When you prepare to buy a new home or commercial property, the first step will be often referred to as "making an offer," because the formation of every contract requires two elements: offer and acceptance. Either the seller or buyer will prepare a document that sets forth the terms and conditions upon which that person desires to purchase or sell the property. That party will then submit that document to the other party.
In legal effect, the submitting party has made an offer, which the other party may accept in order to form an agreement. The goal, of course, is to create a legally enforceable contract that will allow the transaction to close and title to the land to transfer in conformance to the expectations of both parties.
Most people are generally familiar with this process. What many people do no know is what must be included in that contract in order to make it enforceable.
The answer, in Washington, is that the purchase and sale agreement (also referred to as the "PSA" or "earnest money agreement") must include the following: (1) consideration; (2) adequate description of the property; (3) specification of total purchase price; (4) specification of the method of payment of principal and interest; (5) provision for prorating taxes, insurance, and liens; (6) provision for payment of water and other utilities; (7) provisions for possession; (8) provisions for the deposit in escrow of the balance of the down payment by the purchaser; (9) provisions for delivery of a deed by the seller.

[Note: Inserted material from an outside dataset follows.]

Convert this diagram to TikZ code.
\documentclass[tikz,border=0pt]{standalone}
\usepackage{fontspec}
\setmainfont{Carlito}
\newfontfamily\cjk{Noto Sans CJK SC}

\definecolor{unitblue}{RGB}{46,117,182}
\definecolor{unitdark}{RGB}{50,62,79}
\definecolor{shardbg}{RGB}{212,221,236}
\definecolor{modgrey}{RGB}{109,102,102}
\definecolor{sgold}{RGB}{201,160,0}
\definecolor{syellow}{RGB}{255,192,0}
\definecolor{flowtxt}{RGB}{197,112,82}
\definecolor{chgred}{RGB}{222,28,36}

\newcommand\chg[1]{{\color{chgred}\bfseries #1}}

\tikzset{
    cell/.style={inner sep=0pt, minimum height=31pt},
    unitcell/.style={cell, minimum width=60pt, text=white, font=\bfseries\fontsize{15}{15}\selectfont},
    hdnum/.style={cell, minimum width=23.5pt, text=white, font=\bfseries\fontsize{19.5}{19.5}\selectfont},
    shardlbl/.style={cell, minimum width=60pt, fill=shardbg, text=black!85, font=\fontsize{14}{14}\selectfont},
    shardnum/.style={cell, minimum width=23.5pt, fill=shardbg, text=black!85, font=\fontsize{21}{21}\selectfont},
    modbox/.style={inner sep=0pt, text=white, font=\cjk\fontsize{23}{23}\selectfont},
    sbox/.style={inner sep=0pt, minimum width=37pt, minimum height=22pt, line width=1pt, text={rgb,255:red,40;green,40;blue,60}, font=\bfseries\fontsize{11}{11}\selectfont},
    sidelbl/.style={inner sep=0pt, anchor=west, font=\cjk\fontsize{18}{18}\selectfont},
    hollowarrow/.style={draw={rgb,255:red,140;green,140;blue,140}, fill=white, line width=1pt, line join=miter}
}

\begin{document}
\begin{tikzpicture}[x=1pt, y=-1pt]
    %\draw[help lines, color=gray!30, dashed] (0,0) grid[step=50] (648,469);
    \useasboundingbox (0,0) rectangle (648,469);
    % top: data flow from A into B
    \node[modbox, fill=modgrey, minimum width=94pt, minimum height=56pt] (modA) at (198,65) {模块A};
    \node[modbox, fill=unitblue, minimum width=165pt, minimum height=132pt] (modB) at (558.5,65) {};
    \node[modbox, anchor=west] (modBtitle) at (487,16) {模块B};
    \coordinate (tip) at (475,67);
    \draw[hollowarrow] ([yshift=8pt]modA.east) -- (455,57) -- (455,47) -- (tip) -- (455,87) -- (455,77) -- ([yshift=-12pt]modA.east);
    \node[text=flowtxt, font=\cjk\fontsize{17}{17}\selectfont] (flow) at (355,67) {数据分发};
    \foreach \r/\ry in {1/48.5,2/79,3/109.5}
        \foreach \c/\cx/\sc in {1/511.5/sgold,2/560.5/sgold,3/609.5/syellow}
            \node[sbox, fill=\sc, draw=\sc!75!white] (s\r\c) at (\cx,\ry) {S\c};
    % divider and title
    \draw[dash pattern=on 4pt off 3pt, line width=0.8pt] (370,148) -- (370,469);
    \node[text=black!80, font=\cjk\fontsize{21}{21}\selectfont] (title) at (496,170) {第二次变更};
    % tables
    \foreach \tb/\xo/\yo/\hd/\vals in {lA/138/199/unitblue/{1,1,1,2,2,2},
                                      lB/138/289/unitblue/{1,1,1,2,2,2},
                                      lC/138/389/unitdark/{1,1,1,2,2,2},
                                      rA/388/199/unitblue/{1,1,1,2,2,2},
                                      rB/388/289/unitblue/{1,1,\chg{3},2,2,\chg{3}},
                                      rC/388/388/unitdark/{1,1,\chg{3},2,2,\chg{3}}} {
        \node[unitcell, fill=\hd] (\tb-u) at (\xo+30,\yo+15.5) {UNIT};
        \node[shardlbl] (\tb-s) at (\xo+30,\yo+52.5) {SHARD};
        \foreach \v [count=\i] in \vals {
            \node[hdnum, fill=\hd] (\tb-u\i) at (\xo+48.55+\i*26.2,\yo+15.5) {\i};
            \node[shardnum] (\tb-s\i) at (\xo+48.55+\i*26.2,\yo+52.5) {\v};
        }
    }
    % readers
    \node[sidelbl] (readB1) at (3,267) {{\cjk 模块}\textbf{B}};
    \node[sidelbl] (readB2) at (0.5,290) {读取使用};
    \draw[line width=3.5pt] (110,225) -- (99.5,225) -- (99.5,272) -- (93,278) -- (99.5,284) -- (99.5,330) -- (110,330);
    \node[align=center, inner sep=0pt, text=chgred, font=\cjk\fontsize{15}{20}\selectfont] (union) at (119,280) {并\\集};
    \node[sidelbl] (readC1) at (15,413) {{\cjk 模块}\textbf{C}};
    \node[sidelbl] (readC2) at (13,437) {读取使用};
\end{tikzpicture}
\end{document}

If those elements are included, a court will award damages to the non-breaching party if the breaching party refuses, without legal excuse, to close the transaction. If any one of those elements is missing, either party may (absent other legally significant circumstances) ignore the agreement and refuse to perform it, without legal consequence.
If one party breaches the agreement and the other party wants to specifically enforce the agreement - that is, get a court to order the other party to close the transaction - each of the elements (and any other terms the parties include) must be defined clearly and proven unequivocally, so that there is no doubt as to the parties' intent with regard to each term. So, as a buyer, if you want the ability to compel the seller to perform the agreement, rather than just ask a court to award cash for the seller's failure to do so, the purchase and sale agreement must be drafted with a greater level of specificity.
While the forms available for use by real estate professionals, if filled out completely, are typically suitable for a transaction, problems most often arise when parties attempt to draft their own non-standard terms into an agreement, either by crossing out standard terms of the agreement or by including their own self-drafted addendum. Doing so can undermine the effectiveness of the form. Real estate agents, even those that are very knowledgeable about these types of transaction, are legally prohibited from drafting these non-standard terms into agreements. Accordingly, parties may try to draft these terms themselves and, accordingly, it is from these non-standard terms that a large number of disputes arise.
A real estate attorney can often provide a quick solution by preparing a specially tailored addendum that will set forth the non-standard terms desired by the parties, without risking the signing of a document that will be unenforceable. For most people, real estate transactions are too important, and litigation is too expensive, to risk using a faulty contract that may become the subject of a later dispute or be ruled unenforceable.